春には、次に咲く花の下で、ゆっくり土に還るのかもしれない。
人と違って、静かに、余計なことを言わない。
余計なことを考えない。
そう見えた。
この間は、何人かの幼馴染親子で集まった。
私は挨拶だけして用事を済ませに行き、
友人父母数人が、娘達と一緒にいてくれた。
送られて来た画像には、大人も子どもも雪山で遊ぶ姿。
小さなかまくらを作り、
上から滑り降りて、
笑い声が聞こえて来そう。
待ち合わせは、数年ぶりに行く小さな公園。
迎えに行っても、雪の中から顔を出し、
あと1時間だけ待ってー!と叫ぶ。
友人父は、私とバトンタッチで家に戻り
友人母は、実家のご両親の介護に向かった。
私は、車で本を読みながら待った。
夕方、日がだいぶ長くなった。
いつまでも家に入りたくない娘と、ここで毎日遊んだのはもう10年前。
階段で何回“ちよこれいと”をしたかなあ。
毎日、もうご飯作らなくちゃ、と急かしていた。
今も、習い事の時間に追われ、
覚えて欲しいこと、身につけて欲しいことに追われる中学生。
娘が、何にも追われずにこんな時間を過ごせることに安堵する。
娘のこの日のお土産は、ビニール袋に入った紫陽花。
紫陽花の仲間だけど、名前は違うんだよ、と言う。
友人のお父さんに花の名前を教わったそう。
花瓶に挿しておいたら、
翌朝母がゴミに出してしまった。
ごめんなさいね、私が飾って枯らしてしまったかと思って…と、母は申し訳なさそう。
確かにドライフラワーだった。
母はちょうど、私達の出勤、登校のタイミングで、
小さな玄関でゴミを一所懸命にまとめる。
今やらなくても…と、私達は顔を見合わせる。
大体は、小さな紙屑やプラごみの端切れが母の通り過ぎた後に落ちているが、気づかない。
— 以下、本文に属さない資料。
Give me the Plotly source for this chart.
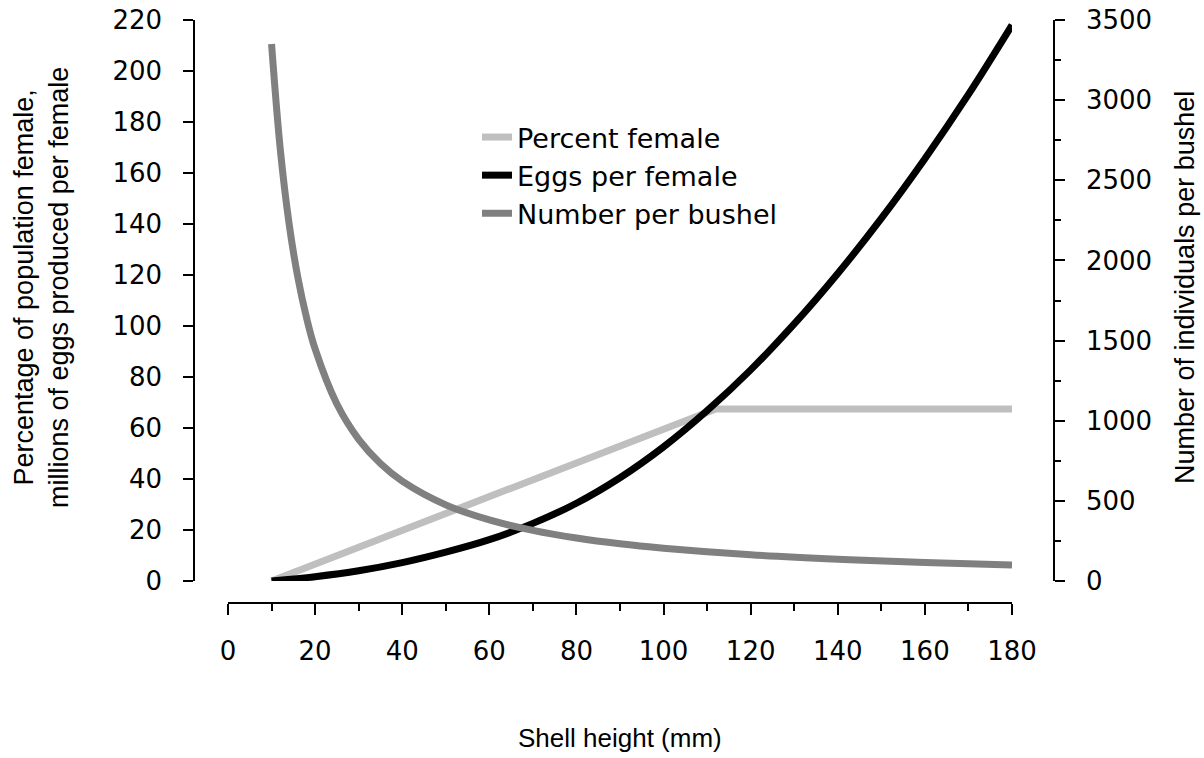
import plotly.graph_objects as go

# Shell height (mm)
pf_x = [10, 112, 180]
pf_y = [0, 67.5, 67.5]          # Percent female

egg_x = [10, 20, 30, 40, 50, 60, 70, 80, 90, 100, 110, 120, 130, 140, 150, 160, 170, 180]
egg_y = [0, 1.7, 4.0, 7.2, 11.3, 16.2, 22.6, 30.5, 40.5, 52.6, 66.8, 82.8, 100.8, 120.6, 142.2, 165.6, 190.8, 218.0]  # Eggs per female (millions)

nb_x = [10, 12, 14, 16, 18, 20, 25, 30, 35, 40, 50, 60, 70, 80, 90, 100, 120, 140, 160, 180]
nb_y = [3350, 2694, 2234, 1899, 1646, 1448, 1104, 884, 733, 623, 475, 381, 316, 268, 232, 205, 164, 136, 115, 100]  # Number per bushel

FONT = "Liberation Sans, Arial, sans-serif"
TICKFONT = dict(family="DejaVu Sans", size=26, color="black")
LEGFONT = dict(family="DejaVu Sans", size=27, color="black")

fig = go.Figure()
fig.add_trace(go.Scatter(x=pf_x, y=pf_y, mode="lines", name="Percent female",
                         line=dict(color="#bfbfbf", width=7)))
fig.add_trace(go.Scatter(x=egg_x, y=egg_y, mode="lines", name="Eggs per female",
                         line=dict(color="#000000", width=7, shape="spline")))
fig.add_trace(go.Scatter(x=nb_x, y=nb_y, mode="lines", name="Number per bushel",
                         line=dict(color="#808080", width=7, shape="spline"), yaxis="y2"))

W, H = 1204, 758
L, R, T, B = 194, W - 1054, 20, H - 603
pw, ph = W - L - R, H - T - B

def px(xs):
    return (xs - L) / pw

def py(ys):
    return (603 - ys) / ph

fig.update_layout(
    width=W, height=H,
    margin=dict(l=L, r=R, t=T, b=B, pad=0, autoexpand=False),
    paper_bgcolor="white", plot_bgcolor="white",
    font=dict(family=FONT, size=26, color="black"),
    showlegend=True,
    legend=dict(x=px(477), y=py(113), xanchor="left", yanchor="top",
                font=LEGFONT, bgcolor="rgba(0,0,0,0)", tracegroupgap=0),
    xaxis=dict(domain=[px(228), px(1012)], range=[0, 180], anchor="free", position=0, automargin=False,
               showline=True, linecolor="black", linewidth=1.5, showgrid=False, zeroline=False,
               ticks="outside", ticklen=11, tickwidth=1.5, tickcolor="black", dtick=20, tick0=0,
               minor=dict(ticks="outside", ticklen=7, tickwidth=1.5, tickcolor="black", dtick=10, showgrid=False),
               ticklabelstandoff=14, tickfont=TICKFONT),
    yaxis=dict(domain=[py(581), 1], range=[0, 220], anchor="free", position=0, automargin=False,
               showline=True, linecolor="black", linewidth=1.5, showgrid=False, zeroline=False,
               ticks="outside", ticklen=10, tickwidth=1.5, tickcolor="black", dtick=20, tick0=0,
               ticklabelstandoff=16, tickfont=TICKFONT),
    yaxis2=dict(domain=[py(581), 1], range=[0, 3500], overlaying="y", side="right",
                anchor="free", position=1, automargin=False,
                showline=True, linecolor="black", linewidth=1.5, showgrid=False, zeroline=False,
                ticks="outside", ticklen=10, tickwidth=1.5, tickcolor="black", dtick=500, tick0=0,
                minor=dict(ticks="outside", ticklen=6, tickwidth=1.5, tickcolor="black", dtick=250, showgrid=False),
                ticklabelstandoff=16, tickfont=TICKFONT),
    annotations=[
        dict(text="Percentage of population female,<br>millions of eggs produced per female",
             xref="paper", yref="paper", x=px(41), y=py(288),
             textangle=-90, showarrow=False, font=dict(size=27), xanchor="center", yanchor="middle"),
        dict(text="Number of individuals per bushel",
             xref="paper", yref="paper", x=px(1185), y=py(288),
             textangle=-90, showarrow=False, font=dict(size=27), xanchor="center", yanchor="middle"),
        dict(text="Shell height (mm)",
             xref="paper", yref="paper", x=px(620), y=py(738),
             showarrow=False, font=dict(size=26), xanchor="center", yanchor="middle"),
    ],
)

fig.write_html("out.html", config={"displayModeBar": False},
               post_script="document.body.style.margin='0px';")
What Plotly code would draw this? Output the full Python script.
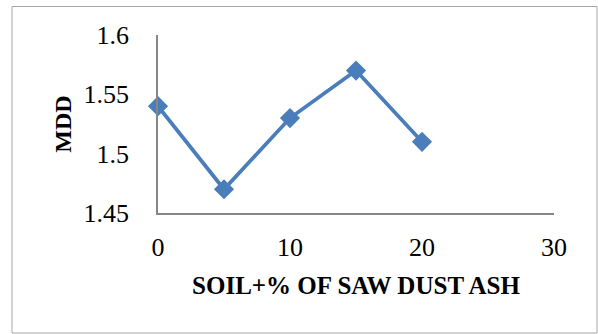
import plotly.graph_objects as go

# Saw dust ash content (%) and maximum dry density
ash_pct = [0, 5, 10, 15, 20]
mdd = [1.54, 1.47, 1.53, 1.57, 1.51]

x_ticks = [0, 10, 20, 30]
y_ticks = [1.45, 1.5, 1.55, 1.6]
y_tick_text = ["1.45", "1.5", "1.55", "1.6"]

W, H = 598, 334
L, R, T, B = 158, 44, 35, 121
pw, ph = W - L - R, H - T - B

font_family = "Liberation Serif"

fig = go.Figure(
    go.Scatter(
        x=ash_pct,
        y=mdd,
        mode="lines+markers",
        line=dict(color="#4A7EBB", width=3.75),
        marker=dict(symbol="diamond", size=15.5, color="#4A7EBB"),
        showlegend=False,
        cliponaxis=False,
    )
)

# outer frame around the chart area
fig.add_shape(
    type="rect", xref="paper", yref="paper",
    x0=(12 - L) / pw, x1=(597 - L) / pw,
    y0=(H - 333 - B) / ph, y1=(H - 6.5 - B) / ph,
    line=dict(color="#A6A6A6", width=1), fillcolor="rgba(0,0,0,0)",
    layer="below",
)

fig.update_layout(
    width=W, height=H,
    margin=dict(l=L, r=R, t=T, b=B),
    paper_bgcolor="white", plot_bgcolor="white",
    font=dict(family=font_family, color="black", size=26),
    xaxis=dict(
        range=[0, 30], tickvals=x_ticks, showgrid=False, zeroline=False,
        showline=True, linecolor="#868686", linewidth=1.5,
        ticks="", ticklabelstandoff=10,
        tickfont=dict(size=26),
        title=dict(text="<b>SOIL+% OF SAW DUST ASH</b>", font=dict(size=25), standoff=16),
    ),
    yaxis=dict(
        range=[1.45, 1.6], tickvals=y_ticks, ticktext=y_tick_text,
        showgrid=False, zeroline=False,
        showline=True, linecolor="#868686", linewidth=1.5,
        ticks="", ticklabelstandoff=22,
        tickfont=dict(size=26),
        title=dict(text="<b>MDD</b>", font=dict(size=24), standoff=5),
    ),
)

fig.write_html("out.html")
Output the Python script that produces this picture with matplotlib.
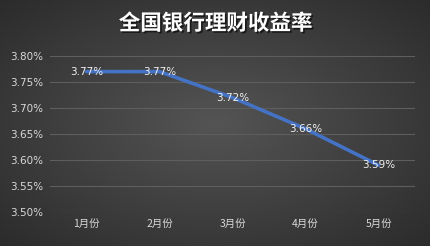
import numpy as np
import matplotlib.pyplot as plt
import matplotlib.patheffects as pe

plt.rcParams['font.family'] = ['Noto Sans CJK SC', 'DejaVu Sans']

months = ['1月份', '2月份', '3月份', '4月份', '5月份']
rates = [3.77, 3.77, 3.72, 3.66, 3.59]
yticks = [3.50, 3.55, 3.60, 3.65, 3.70, 3.75, 3.80]

fig = plt.figure(figsize=(4.31, 2.46), dpi=100)

# radial gradient background
bg = fig.add_axes([0, 0, 1, 1])
gx, gy = np.meshgrid(np.linspace(-1, 1, 431), np.linspace(-1, 1, 246))
r = np.clip(np.sqrt(gx**2 + gy**2) / 1.414, 0, 1)
shade = 0.33 - 0.16 * r
bg.imshow(np.dstack([shade, shade, shade]), aspect='auto', extent=[0, 1, 0, 1])
bg.axis('off')

ax = fig.add_axes([50 / 431, 34 / 246, 365 / 431, 156 / 246])
ax.patch.set_alpha(0)
x = np.arange(len(months))
ax.plot(x, rates, color='#4472C4', linewidth=2.6, solid_capstyle='round')
for xi, v in zip(x, rates):
    ax.text(xi, v, f'{v:.2f}%', ha='center', va='center', color='#f2f2f2', fontsize=7.5,
            family='DejaVu Sans')

ax.set_xlim(-0.5, len(months) - 0.5)
ax.set_ylim(3.50, 3.80)
ax.set_yticks(yticks)
ax.set_yticklabels([f'{t:.2f}%' for t in yticks], color='#d9d9d9', fontsize=7.5,
                   family='DejaVu Sans')
ax.set_xticks(x)
ax.set_xticklabels(months, color='#d9d9d9', fontsize=7.5)
ax.tick_params(length=0, pad=5)
ax.grid(axis='y', color='#5e5e5e', linewidth=0.8)
for s in ax.spines.values():
    s.set_visible(False)

fig.text(0.5, 0.905, '全国银行理财收益率', ha='center', va='center', color='white',
         fontsize=15.5, fontweight='bold',
         path_effects=[pe.withSimplePatchShadow(offset=(1.2, -1.2), shadow_rgbFace='black', alpha=0.6)])

fig.savefig('out.png', dpi=100)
歩行不安定な母が、これだけはやらなくちゃと家中のゴミを生真面目にまとめているので
私達は黙っておく。
また、紫陽花を探しに行こうかな。
今度は娘と二人で、もう一度花の名前も教えて貰おう。
何が余計で、何が大事なことだろう。
頭の片隅で思いながら、
雑音だらけでバッタバタな、送迎の合間に。